Турецкому рано было высказывать какие-то собственные предположения, ему требовалось хотя бы взглянуть в глаза этому Нарышкину, и, значит, надо срочно лететь в Краснополь, не откладывая дела в долгий ящик. А делать этого страшно не хотелось, будто он что-то важное упускал в своей жизни. Впрочем, он уже знал, что именно. Валя, как он видел, была недоступна, а вот Катя его просто очаровала. Да и сама она, видя внимание, с которым ее слушал Александр Борисович и мягко задавал свои вопросы, не выходящие за рамки «светского» приличия, словно бы проникалась к нему доверием и оттого становилась все обворожительней. Голова у Турецкого шла кругом, но он сумел сообразить, что флирт, каким бы опасным он ни казался, флиртом и остается. И чтобы не оказаться в дураках, иной раз надо просто снизить накал интимности, перевести нарастающее напряжение в шутку. Это проявилась в нем не трусость, а твердая уверенность, что подобных женщин стремительным натиском не завоевывают, и что битва за нее, если он когда-нибудь решится, будет длительной и даже с непредсказуемым финалом. Поэтому лучше все оставить в том положении, в котором они теперь находились. Тем более что и Валентина, как успел отметить про себя Александр Борисович, посматривала на них уже с некоторой удивленной ревностью. И это был не самый лучший вариант в том случае, если бы Саша, как звала его по старой памяти Валентина, решился бы продолжить свое наступление, даже не форсируя событий.
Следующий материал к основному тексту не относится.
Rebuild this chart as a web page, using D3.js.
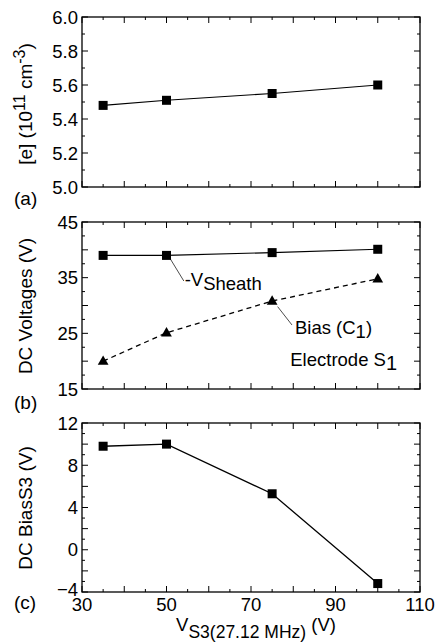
<!DOCTYPE html>
<html><head><meta charset="utf-8">
<script src="https://cdn.jsdelivr.net/npm/d3@7"></script>
<style>
html,body{margin:0;padding:0;background:#fff;}
svg{display:block;font-family:"Liberation Sans",Arial,Helvetica,sans-serif;}
</style></head>
<body>
<script>
// ---- data ----
const xVals = [35, 50, 75, 100];
const xTickLabels = [30, 50, 70, 90, 110];
const density = [5.48, 5.51, 5.55, 5.60];       // [e] (10^11 cm^-3)
const sheath = [39.0, 39.0, 39.5, 40.1];        // -V_Sheath (V)
const biasC1 = [20.0, 25.1, 30.8, 34.8];        // Bias (C1) (V)
const biasS3 = [9.8, 10.0, 5.3, -3.2];          // DC Bias S3 (V)
const yTicksA = [5.0, 5.2, 5.4, 5.6, 5.8, 6.0];
const yTicksB = [15, 25, 35, 45];
const yTicksC = [-4, 0, 4, 8, 12];

const W = 438, H = 643;
const svg = d3.select("body").append("svg").attr("width", W).attr("height", H);

const x = d3.scaleLinear().domain([30, 110]).range([82, 420]);

function range(a, b, s) { const r = []; for (let v = a; v <= b + 1e-9; v += s) r.push(+v.toFixed(6)); return r; }

const panels = [
  { top: 17, bottom: 187, domain: [5.0, 6.0], labels: yTicksA, major: 0.2, minor: 0.1, fmt: d3.format(".1f"), letter: "(a)", letterY: 205 },
  { top: 222, bottom: 389, domain: [15, 45], labels: yTicksB, major: 5, minor: 2.5, fmt: d3.format("d"), letter: "(b)", letterY: 409 },
  { top: 423, bottom: 592, domain: [-4, 12], labels: yTicksC, major: 2, minor: 1, fmt: d3.format("d"), letter: "(c)", letterY: 609 }
];

panels.forEach((p, pi) => {
  p.y = d3.scaleLinear().domain(p.domain).range([p.bottom, p.top]);
  const g = svg.append("g");
  p.g = g;
  const xMinor = range(30, 110, 5);
  const majLen = 6, minLen = 3;
  xMinor.forEach(v => {
    const len = (Math.round(v) % 10 === 0) ? majLen : minLen;
    g.append("line").attr("x1", x(v)).attr("x2", x(v)).attr("y1", p.bottom).attr("y2", p.bottom - len).attr("stroke", "#000").attr("stroke-width", 1);
    g.append("line").attr("x1", x(v)).attr("x2", x(v)).attr("y1", p.top).attr("y2", p.top + len).attr("stroke", "#000").attr("stroke-width", 1);
  });
  const yT = range(p.domain[0], p.domain[1], p.minor);
  yT.forEach(v => {
    const isMaj = Math.abs((v - p.domain[0]) / p.major - Math.round((v - p.domain[0]) / p.major)) < 1e-6;
    const len = isMaj ? majLen : minLen;
    g.append("line").attr("x1", 82).attr("x2", 82 + len).attr("y1", p.y(v)).attr("y2", p.y(v)).attr("stroke", "#000").attr("stroke-width", 1);
    g.append("line").attr("x1", 420).attr("x2", 420 - len).attr("y1", p.y(v)).attr("y2", p.y(v)).attr("stroke", "#000").attr("stroke-width", 1);
  });
  g.append("rect").attr("x", 82).attr("y", p.top).attr("width", 338).attr("height", p.bottom - p.top)
    .attr("fill", "none").attr("stroke", "#000").attr("stroke-width", 1.3);
  g.selectAll(".yl").data(p.labels).enter().append("text")
    .attr("x", 78).attr("y", (d, i) => p.y(d) + ((pi === 2 && i === 0) ? 4 : 6.5)).attr("text-anchor", "end")
    .attr("font-size", 18.5).text(d => p.fmt(d));
  g.append("text").attr("x", 14).attr("y", p.letterY).attr("font-size", 19).text(p.letter);
});

svg.selectAll(".xl").data(xTickLabels).enter().append("text")
  .attr("x", d => x(d)).attr("y", 611).attr("text-anchor", "middle").attr("font-size", 18.5).text(d => d);

function yTitle(cy, build) {
  const t = svg.append("text").attr("transform", `translate(32,${cy}) rotate(-90)`)
    .attr("text-anchor", "middle").attr("font-size", 19);
  build(t);
}
yTitle(104, t => {
  t.append("tspan").text("[e] (10");
  t.append("tspan").attr("dy", -7).attr("font-size", 16).text("11");
  t.append("tspan").attr("dy", 7).text(" cm");
  t.append("tspan").attr("dy", -7).attr("font-size", 16).text("-3");
  t.append("tspan").attr("dy", 7).text(")");
});
yTitle(306, t => t.text("DC Voltages (V)"));
yTitle(508, t => t.text("DC BiasS3 (V)"));

{
  const t = svg.append("text").attr("x", 256).attr("y", 631).attr("text-anchor", "middle").attr("font-size", 18.5);
  t.append("tspan").text("V");
  t.append("tspan").attr("dy", 7).attr("font-size", 17.5).text("S3(27.12 MHz)");
  t.append("tspan").attr("dy", -7).text(" (V)");
}

const line = (ys, ysc) => d3.line().x((d, i) => x(xVals[i])).y(d => ysc(d))(ys);
const [pa, pb, pc] = panels;

function squares(g, ys, ysc) {
  g.selectAll(null).data(ys).enter().append("rect")
    .attr("x", (d, i) => x(xVals[i]) - 4.5).attr("y", d => ysc(d) - 4.5)
    .attr("width", 9).attr("height", 9).attr("fill", "#000");
}
function triangles(g, ys, ysc) {
  g.selectAll(null).data(ys).enter().append("path")
    .attr("d", d3.symbol().type(d3.symbolTriangle).size(50))
    .attr("transform", (d, i) => `translate(${x(xVals[i])},${ysc(d) + 0.5})`).attr("fill", "#000");
}

pa.g.append("path").attr("d", line(density, pa.y)).attr("fill", "none").attr("stroke", "#000").attr("stroke-width", 1.1);
squares(pa.g, density, pa.y);

pb.g.append("path").attr("d", line(sheath, pb.y)).attr("fill", "none").attr("stroke", "#000").attr("stroke-width", 1.1);
pb.g.append("path").attr("d", line(biasC1, pb.y)).attr("fill", "none").attr("stroke", "#000").attr("stroke-width", 1.3).attr("stroke-dasharray", "5,4");
squares(pb.g, sheath, pb.y);
triangles(pb.g, biasC1, pb.y);

pc.g.append("path").attr("d", line(biasS3, pc.y)).attr("fill", "none").attr("stroke", "#000").attr("stroke-width", 1.3);
squares(pc.g, biasS3, pc.y);

pb.g.append("line").attr("x1", x(50.8)).attr("y1", pb.y(38.5)).attr("x2", x(54.1)).attr("y2", pb.y(34.4)).attr("stroke", "#000").attr("stroke-width", 0.7);
{
  const t = pb.g.append("text").attr("x", x(54.3)).attr("y", pb.y(33.5)).attr("font-size", 18.5);
  t.append("tspan").text("-V");
  t.append("tspan").attr("dy", 4).text("Sheath");
}
pb.g.append("line").attr("x1", x(76.3)).attr("y1", pb.y(29.8)).attr("x2", x(79.7)).attr("y2", pb.y(26.5)).attr("stroke", "#000").attr("stroke-width", 0.7);
{
  const t = pb.g.append("text").attr("x", x(80.4)).attr("y", pb.y(24.9)).attr("font-size", 18.5);
  t.append("tspan").text("Bias (C");
  t.append("tspan").attr("dy", 4).text("1");
  t.append("tspan").attr("dy", -4).text(")");
}
{
  const t = pb.g.append("text").attr("x", x(79.3)).attr("y", pb.y(19.2)).attr("font-size", 18.5);
  t.append("tspan").text("Electrode S");
  t.append("tspan").attr("dy", 4).attr("font-size", 20).text("1");
}
</script>
</body></html>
Но еще он понял, что Катя, судя по стремительным огонькам, посверкивающим в ее темных глазах, была бы вовсе не прочь познакомиться поближе со старым знакомым семьи Ванюшиных. Интонации ее волшебного голоса, – профессионально поставленного, разумеется, – слышал он, становились все более глубокими и страстными. Это показалось бы в иной ситуации просто странным, но он будто влюблялся в ее голос, который его попросту завораживал.
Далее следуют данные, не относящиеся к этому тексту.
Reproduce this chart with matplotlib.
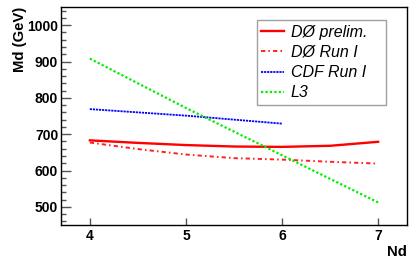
import matplotlib
matplotlib.use("Agg")
import matplotlib.pyplot as plt
from matplotlib.ticker import MultipleLocator

# Data
nd_d0p = [4.0, 4.5, 5.0, 5.5, 6.0, 6.5, 7.0]
md_d0p = [683, 676, 670, 666, 665, 668, 679]

nd_d0r = [4.0, 4.5, 5.0, 5.5, 6.0, 6.5, 7.0]
md_d0r = [677, 659, 644, 634, 630, 624, 619]

nd_cdf = [4.0, 5.0, 6.0]
md_cdf = [769, 751, 729]

nd_l3 = [4.0, 5.0, 6.0, 7.0]
md_l3 = [908, 772, 642, 512]

labels = ["DØ prelim.", "DØ Run I", "CDF Run I", "L3"]
xticks = [4, 5, 6, 7]
yticks = [500, 600, 700, 800, 900, 1000]

plt.rcParams['font.family'] = ['Liberation Sans', 'DejaVu Sans']

fig = plt.figure(figsize=(4.19, 2.63), dpi=100)
ax = fig.add_axes([61/419, 38/263, 346/419, 218/263])

ax.plot(nd_d0p, md_d0p, color='#ff0000', lw=1.7, label=labels[0])
ax.plot(nd_d0r, md_d0r, color='#ff2020', lw=1.4, dashes=(2.2, 1.6, 0.8, 1.6), label=labels[1])
ax.plot(nd_cdf, md_cdf, color='#0000ff', lw=1.3, dashes=(1.2, 0.5), label=labels[2])
ax.plot(nd_l3, md_l3, color='#00ee00', lw=1.6, dashes=(1.0, 1.0), label=labels[3])

ax.set_xlim(3.7, 7.3)
ax.set_ylim(450, 1050)
ax.set_xticks(xticks)
ax.set_yticks(yticks)
ax.yaxis.set_minor_locator(MultipleLocator(20))
ax.tick_params(axis='y', which='major', direction='in', length=7, width=1, color='#555555', pad=2)
ax.tick_params(axis='y', which='minor', direction='in', length=3.5, width=1, color='#555555')
ax.tick_params(axis='x', which='major', direction='in', length=5, width=1, color='#555555', pad=3)
for lab in ax.get_xticklabels() + ax.get_yticklabels():
    lab.set_fontweight('bold')
    lab.set_fontsize(10)

for sp in ax.spines.values():
    sp.set_color('black')
    sp.set_linewidth(1.0)

fig.text(20/419, 1 - 7/263, "Md (GeV)", rotation=90, ha='center', va='top',
         fontsize=10.7, fontweight='bold')
fig.text(407/419, 1 - 256/263, "Nd", ha='right', va='baseline',
         fontsize=10.8, fontweight='bold')

leg = ax.legend(loc='upper left', bbox_to_anchor=(0.566, 0.940, 0.373, 0.0),
                mode='expand', borderaxespad=0, frameon=True, fancybox=False,
                prop={'style': 'italic', 'size': 11.5}, labelspacing=0.33,
                handlelength=1.4, handletextpad=0.45, borderpad=0.28)
leg.get_frame().set_edgecolor('#888888')
leg.get_frame().set_linewidth(1.0)

fig.savefig("out.png", dpi=100)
Нечто подобное, между прочим, он, не так и давно было дело, уже испытывал. В Новороссийске это случилось, куда он сбежал после серьезной ссоры с женой, и где познакомился с доктором-кардиологом, прелестной дамой, лечившей его тетку. И там тоже поводом для сумасшедшей влюбленности оказался совершенно, надо сказать, волшебный голос не менее обаятельной, чем Катерина, женщины. Но та, которую звали Линой, проявила настоящую мудрость, сумев объяснить буквально очумевшему от любви к ней Саше, что ничего путного, кроме именно мимолетной влюбленности, у них не получится. Она была замужем за моряком дальнего плавания, которого не любила, а про Сашиных жену и дочь она слышала от него же самого. Так вот и расстались, бесконечно влюбленными друг в друга, одномоментно счастливыми, и каждый покорно унося в душе свою неутоленную тоску…
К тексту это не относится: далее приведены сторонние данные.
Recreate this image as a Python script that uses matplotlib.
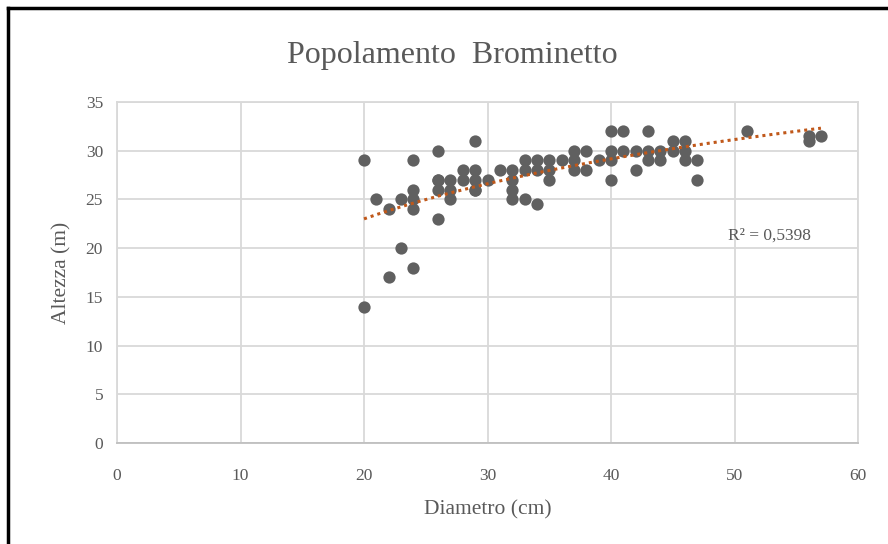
import numpy as np
import matplotlib
matplotlib.use('Agg')
import matplotlib.pyplot as plt
from matplotlib.lines import Line2D

# Diametro (cm) / Altezza (m)
diametro = [20, 20, 21, 22, 22, 23, 23, 24, 24, 24, 24, 24,
            26, 26, 26, 26, 26, 27, 27, 27, 28, 28, 29, 29, 29, 29, 29,
            30, 31, 32, 32, 32, 32, 33, 33, 33, 34, 34, 34,
            35, 35, 35, 36, 37, 37, 37, 38, 38, 39,
            40, 40, 40, 40, 41, 41, 42, 42, 43, 43, 43,
            44, 44, 45, 45, 46, 46, 46, 47, 47, 51, 56, 56, 57]
altezza = [29, 14, 25, 24, 17, 25, 20, 29, 26, 25, 24, 18,
           30, 27, 26, 23, 27, 27, 26, 25, 28, 27, 31, 28, 27, 26, 26,
           27, 28, 28, 27, 26, 25, 29, 28, 25, 29, 28, 24.5,
           29, 28, 27, 29, 30, 29, 28, 30, 28, 29,
           32, 30, 29, 27, 32, 30, 30, 28, 32, 30, 29,
           30, 29, 31, 30, 31, 30, 29, 29, 27, 32, 31, 31.5, 31.5]

title = 'Popolamento  Brominetto'
r2_label = 'R² = 0,5398'

grey_txt = '#595959'
grid_col = '#d9d9d9'
plt.rcParams['font.family'] = ['Liberation Serif', 'DejaVu Serif']

fig = plt.figure(figsize=(8.88, 5.44), dpi=100)
ax = fig.add_axes([117/888, 1-443/544, (858-117)/888, (443-102)/544])

ax.scatter(diametro, altezza, s=78, color='#606060', zorder=3, linewidths=0)

# logarithmic trend line (Excel style)
x = np.array(diametro, dtype=float)
y = np.array(altezza, dtype=float)
a, b = np.polyfit(np.log(x), y, 1)
xt = np.linspace(x.min(), x.max(), 200)
ax.plot(xt, a*np.log(xt) + b, color='#c0581a', lw=2.2, ls=(0, (1, 1.3)), zorder=4)

ax.text(49.5, 21.3, r2_label, fontsize=12.5, color=grey_txt, va='center', ha='left')

ax.set_xlim(0, 60)
ax.set_ylim(0, 35)
ax.set_xticks(range(0, 61, 10))
ax.set_yticks(range(0, 36, 5))
ax.grid(True, color=grid_col, lw=1.3)
ax.set_axisbelow(True)
for side in ['top', 'right', 'left']:
    ax.spines[side].set_color(grid_col)
    ax.spines[side].set_linewidth(1.3)
ax.spines['bottom'].set_color('#bfbfbf')
ax.spines['bottom'].set_linewidth(1.3)
ax.tick_params(length=0, labelsize=12.5, labelcolor=grey_txt)
ax.tick_params(axis='x', pad=18)
ax.tick_params(axis='y', pad=10)

ax.set_xlabel('Diametro (cm)', fontsize=15.5, color=grey_txt, labelpad=12)
ax.set_ylabel('Altezza (m)', fontsize=15.5, color=grey_txt, labelpad=10)
fig.text(452/888, 1-55/544, title, fontsize=23, color=grey_txt, ha='center', va='center')

# black frame from the screenshot (left and top edges)
fig.add_artist(Line2D([7.5/888, 7.5/888], [0, 1-8/544], color='black', lw=2.5))
fig.add_artist(Line2D([7.5/888, 1], [1-8/544, 1-8/544], color='black', lw=2.5))

fig.savefig('out.png', dpi=100)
Для Александра тот случай был жестоким испытанием воли и нервов, и он мысленно дал себе слово больше не повторять подобных «экспериментов» над самим собой. Ну и над женщинами – тоже. Разве им легче?.. Но как раз слово-то дать себе гораздо легче, чем устоять перед подлинной красотой. А тут был именно тот самый случай. И даже «проснувшееся» воспоминание о Новороссийске не успокаивало разыгравшегося воображения. Останавливал лишь тот факт, о котором между делом сказала Катя, что она, несмотря на сердечную любовь к старшей сестре и оставленной в Краснополе матери, задерживаться в Москве не собирается. У нее со дня на день уже назначен отлет в Таиланд, где она и собирается провести целый месяц, ни о чем не думая и занимаясь исключительно собственной релаксацией. Устала, чертовски устала от проклятой и любимой работы. Уже бредовые видения стали появляться.

Валентина на этот «пассаж» предположила, в свою очередь, что Катька просто одурела от одиночества, и ей давно пора подумать о толковом муже. Но только не краснопольском, где никогда никого порядочного не было – либо «зацикленные» на своих «мужских качествах» тупые джигиты, либо дельцы полубандитского пошиба. А возраст уже не тот, чтобы, как говорится, начинать всю жизнь сначала. Катя ведь уже «сбегала» однажды, по ее выражению, замуж, но вовремя опомнилась.